How Do I Get On This List?



Conservative talk show pundit Bill O’Reilly really hates the St. Petersburg Times. Really, really hates them. Hates them so much he put them on his short list of enemies. Boy, they must be really falafel… I mean, awful.

Beyond something so weirdly adolescent in nature as an “enemies list” coming from a 55-year-old man, the strangest part of O’Reilly’s singling out of the St. Pete Times is his explanation for the Times being on it. “The following media operations have regularly helped distribute defamation and false information supplied by far left websites.”  The thing is the two issues that O’Reilly has disagreements with the Times on are not of much interest to “far left websites.”

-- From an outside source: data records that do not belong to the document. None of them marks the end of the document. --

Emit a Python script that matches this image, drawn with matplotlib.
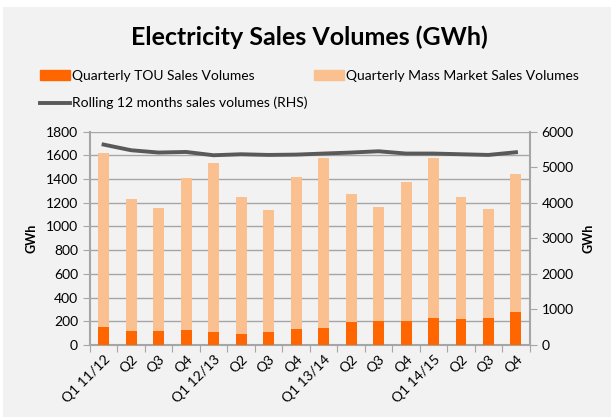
import matplotlib; matplotlib.use("Agg")
import matplotlib.pyplot as plt
from matplotlib.patches import Patch, Rectangle
from matplotlib.lines import Line2D

quarters = ["Q1 11/12", "Q2", "Q3", "Q4", "Q1 12/13", "Q2", "Q3", "Q4",
            "Q1 13/14", "Q2", "Q3", "Q4", "Q1 14/15", "Q2", "Q3", "Q4"]
tou = [154, 121, 121, 123, 112, 95, 112, 132, 146, 197, 202, 203, 230, 222, 230, 281]
total = [1624, 1233, 1155, 1410, 1540, 1253, 1135, 1419, 1576, 1273, 1161, 1377, 1576, 1248, 1147, 1444]
mass = [t - u for t, u in zip(total, tou)]
rolling = [5640, 5480, 5415, 5432, 5339, 5367, 5348, 5357, 5387, 5415, 5451, 5387, 5387, 5367, 5348, 5424]

BG = "#f2f2f2"; DARK = "#ff6600"; LIGHT = "#fac090"; LINE = "#595959"; AX = "#a6a6a6"
plt.rcParams["font.family"] = ["Lato", "DejaVu Sans"]

W, H = 611, 417
fig = plt.figure(figsize=(W / 100, H / 100), dpi=100, facecolor="white")
fig.patches.append(Rectangle((3 / W, 0), 1, 1 - 7 / H, transform=fig.transFigure,
                             facecolor=BG, edgecolor="none", zorder=-10))
ax = fig.add_axes([0.147, 0.173, 0.720, 0.511], facecolor=BG)
x = range(len(quarters))
ax.bar(x, tou, width=0.4, color=DARK, zorder=3)
ax.bar(x, mass, width=0.4, bottom=tou, color=LIGHT, zorder=3)
ax.set_ylim(0, 1800); ax.set_yticks(range(0, 1801, 200))
ax.set_xlim(-0.5, len(quarters) - 0.5)
ax.yaxis.grid(True, color=AX, lw=1, zorder=0)
ax.set_xticks([i - 0.5 for i in range(len(quarters) + 1)])
ax.set_xticklabels([])
ax.set_xticks(list(x), minor=True)
ax.set_xticklabels(quarters, minor=True, rotation=45, ha="right", rotation_mode="anchor", fontsize=10)
ax.tick_params(axis="x", which="minor", length=0, pad=6)
ax.tick_params(axis="x", which="major", length=5, color=AX)
ax.tick_params(axis="y", length=5, color=AX, labelsize=10)
ax.set_ylabel("GWh", fontweight="bold", fontsize=9, labelpad=6)
for s in ["top", "right"]: ax.spines[s].set_visible(False)
for s in ["left", "bottom"]: ax.spines[s].set_color(AX); ax.spines[s].set_linewidth(1.5)

ax2 = ax.twinx()
ax2.plot(list(x), rolling, color=LINE, lw=2.8, zorder=4)
ax2.set_ylim(0, 6000); ax2.set_yticks(range(0, 6001, 1000))
ax2.tick_params(axis="y", length=5, color=AX, labelsize=10)
ax2.set_ylabel("GWh", fontweight="bold", fontsize=9, labelpad=6)
for s in ["top", "left", "bottom"]: ax2.spines[s].set_visible(False)
ax2.spines["right"].set_color(AX); ax2.spines["right"].set_linewidth(1.5)

fig.text(309 / W, 1 - 37 / H, "Electricity Sales Volumes (GWh)", ha="center", va="center",
         fontsize=18, fontweight="bold")
items = [(Patch(color=DARK, label="Quarterly TOU Sales Volumes"), 40, 76),
         (Patch(color=LIGHT, label="Quarterly Mass Market Sales Volumes"), 314, 76),
         (Line2D([0], [0], color=LINE, lw=2.8, label="Rolling 12 months sales volumes (RHS)"), 40, 103)]
for h, px, py in items:
    fig.legend(handles=[h], loc="center left", bbox_to_anchor=(px / W, 1 - py / H),
               frameon=False, fontsize=10, handlelength=2.15, handleheight=0.65, handletextpad=0.15,
               borderaxespad=0, borderpad=0)
fig.savefig("out.png", dpi=100, facecolor="white")
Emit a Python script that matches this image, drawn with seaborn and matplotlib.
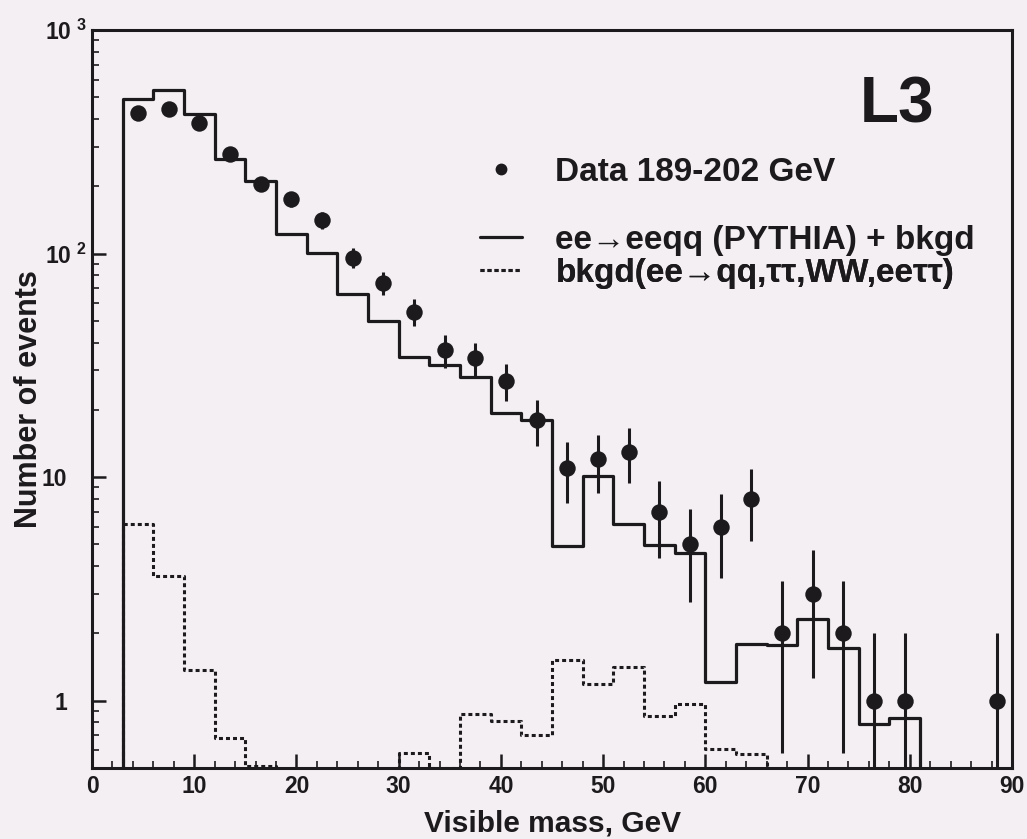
import numpy as np
import pandas as pd
import matplotlib
matplotlib.use("Agg")
import matplotlib.pyplot as plt
from matplotlib.ticker import FixedLocator, FixedFormatter, MultipleLocator, LogLocator, NullFormatter
from matplotlib.transforms import ScaledTranslation
from matplotlib.lines import Line2D
import seaborn as sns

# ---------------- data ----------------
bin_edges = list(range(0, 91, 3))            # visible mass bins, GeV
bin_centers = [(a + b) / 2 for a, b in zip(bin_edges[:-1], bin_edges[1:])]

mc_total = [0, 490, 540, 423, 266, 212, 122, 101, 66, 50,
            34.4, 31.8, 28, 19.4, 18.1, 4.9, 10.1, 6.2, 4.96, 4.6,
            1.21, 1.8, 1.77, 2.32, 1.73, 0.785, 0.833, 0, 0, 0]

bkgd = [0, 6.2, 3.6, 1.37, 0.68, 0.51, 0.45, 0, 0, 0,
        0.586, 0.5, 0.87, 0.81, 0.70, 1.52, 1.19, 1.41, 0.857, 0.966,
        0.607, 0.577, 0.45, 0, 0, 0, 0, 0, 0, 0]

data_counts = [0, 424, 445, 385, 280, 205, 175, 141, 96, 74,
               55, 37, 34, 27, 18, 11, 12, 13, 7, 5,
               6, 8, 2, 3, 2, 1, 1, 0, 0, 1]

y_ticks = [1, 10, 100, 1000]
y_ticklabels = ["1", "10", r"$\mathbf{10^{\ 2}}$", r"$\mathbf{10^{\ 3}}$"]
x_ticks = [0, 10, 20, 30, 40, 50, 60, 70, 80, 90]

label_data = "Data 189-202 GeV"
label_mc = "ee\u2192eeqq (PYTHIA) + bkgd"
label_bkgd = "bkgd(ee\u2192qq,\u03c4\u03c4,WW,ee\u03c4\u03c4)"

# ---------------- style ----------------
bg = "#f3eff3"
ink = "#1c1a1d"

sns.set_theme(style="ticks")
plt.rcParams["font.family"] = ["Liberation Sans", "DejaVu Sans"]
plt.rcParams["font.weight"] = "bold"
plt.rcParams["mathtext.fontset"] = "custom"
plt.rcParams["mathtext.bf"] = "Liberation Sans:bold"
plt.rcParams["mathtext.rm"] = "Liberation Sans:bold"

fig = plt.figure(figsize=(10.27, 8.39), dpi=100, facecolor=bg)
ax = fig.add_axes([0.0896, 0.0846, 0.8958, 0.8796])
ax.set_facecolor(bg)

hist_df = pd.DataFrame({"mass": bin_centers, "mc": mc_total, "bkgd": bkgd})

sns.histplot(data=hist_df, x="mass", weights="mc", bins=bin_edges,
             element="step", fill=False, color=ink, linewidth=2.3, ax=ax)
sns.histplot(data=hist_df, x="mass", weights="bkgd", bins=bin_edges,
             element="step", fill=False, color=ink, linewidth=2.2,
             linestyle=(0, (1.3, 1.0)), ax=ax)

counts = np.array(data_counts, dtype=float)
centers = np.array(bin_centers)
mask = counts > 0
dx = centers[mask]
dy = counts[mask]
err = np.sqrt(dy)
ax.errorbar(dx, dy, yerr=err, fmt="none", ecolor=ink, elinewidth=2.2, capsize=0, zorder=3)
sns.scatterplot(x=dx, y=dy, color=ink, s=140, edgecolor=ink, linewidth=0, zorder=4, ax=ax)

ax.set_yscale("log", nonpositive="clip")
ax.set_xlim(0, 90)
ax.set_ylim(0.5, 1000)

ax.xaxis.set_major_locator(FixedLocator(x_ticks))
ax.xaxis.set_minor_locator(MultipleLocator(2))
ax.yaxis.set_major_locator(FixedLocator(y_ticks))
ax.yaxis.set_major_formatter(FixedFormatter(y_ticklabels))
ax.yaxis.set_minor_locator(LogLocator(base=10, subs=np.arange(2, 10)))
ax.yaxis.set_minor_formatter(NullFormatter())

ax.tick_params(axis="both", which="both", direction="in", color=ink,
               top=False, right=False)
ax.tick_params(axis="both", which="major", length=10, width=1.8, labelsize=16.5, labelcolor=ink)
ax.tick_params(axis="both", which="minor", length=5, width=1.2)
ax.tick_params(axis="y", which="major", pad=4)
ax.tick_params(axis="x", which="major", pad=5)
for lab in ax.get_xticklabels() + ax.get_yticklabels():
    lab.set_fontweight("bold")

# plain labels ("1", "10") line up with the base "10" of the powers, not with the exponent
shift = ScaledTranslation(-0.19, 0, fig.dpi_scale_trans)
for tick, txt in zip(ax.yaxis.get_major_ticks(), y_ticklabels):
    if "^" not in txt:
        tick.label1.set_transform(tick.label1.get_transform() + shift)

for sp in ax.spines.values():
    sp.set_color(ink)
    sp.set_linewidth(2.2)

ax.set_xlabel("Visible mass, GeV", fontsize=21.5, fontweight="bold", color=ink, labelpad=8)
ax.set_ylabel("Number of events", fontsize=22, fontweight="bold", color=ink)
ax.yaxis.set_label_coords(-0.052, 0.5)

ax.text(0.875, 0.8753, "L3", transform=ax.transAxes, fontsize=46, fontweight="bold",
        color=ink, ha="center", va="baseline")

h_data = Line2D([], [], marker="o", ls="none", color=ink, ms=7.5)
h_mc = Line2D([], [], color=ink, lw=2.3)
h_bk = Line2D([], [], color=ink, lw=2.2, ls=(0, (1.3, 1.0)))

legend_rows = [(h_data, label_data, 0.8076),
               (h_mc, label_mc, 0.7154),
               (h_bk, label_bkgd, 0.6707)]
for handle, label, ypos in legend_rows:
    leg = ax.legend([handle], [label], loc="center left", bbox_to_anchor=(0.4217, ypos),
                    frameon=False, fontsize=24, handlelength=1.26, handletextpad=1.0,
                    borderpad=0, borderaxespad=0)
    for t in leg.get_texts():
        t.set_fontweight("bold"); t.set_color(ink)
    ax.add_artist(leg)

fig.savefig("out.png", dpi=100, facecolor=bg)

The first is the case of Sami Al-Arian, a former college professor at USF in Tampa who was arrested and tried for allegedly aiding a Palestinian terrorist group. (He’s awaiting the verdict as we speak.) I’m not sure what issue O’Reilly had with the Times coverage, but Al-Arian hasn’t exactly been a cause celebre at the far left websites. I've noticed a couple of bloggers picking up the story, but they tend to lose interest once they learn that Al-Arian was a strident Bush supporter. He bragged that his influence in the Muslim community helped Bush win Florida in the last election. He was even invited to visit the White House by Karl Rove. Locally, the area's free "counter-culture" newspaper spent a lot of time defending Al-Arian a couple years ago, but when the detailed indictment came down they admitted they had been used.

The other case was that of James Couey, who is accused of murdering 9-year-old Jessica Lunsford in Homosassa. Couey was arrested, confessed, and is now awaiting trial, and there is little doubt he will be convicted and sent to death row. It’s a horrible and tragic story, but that didn’t stop O’Reilly from trying to whip up some self-serving outrage with it. O’Reilly apparently thinks that some of the people Couey was living with at the time of the murder should have been charged with a crime, though both the local prosecutor and sheriff say there are good reasons they weren’t. The Times did a story about how O’Reilly was covering the story, and this caused O’Reilly to become enraged and start proposing all sorts of bizarre theories about how the local officials and the Times are part of some sort of conspiracy to hide “the truth.” Precisely why local law enforcement and the press would want conspire to protect members of a confessed child-killer’s family is not at all clear to me, nor do I understand what O’Reilly thinks any of this has to do with those darned “far left websites.”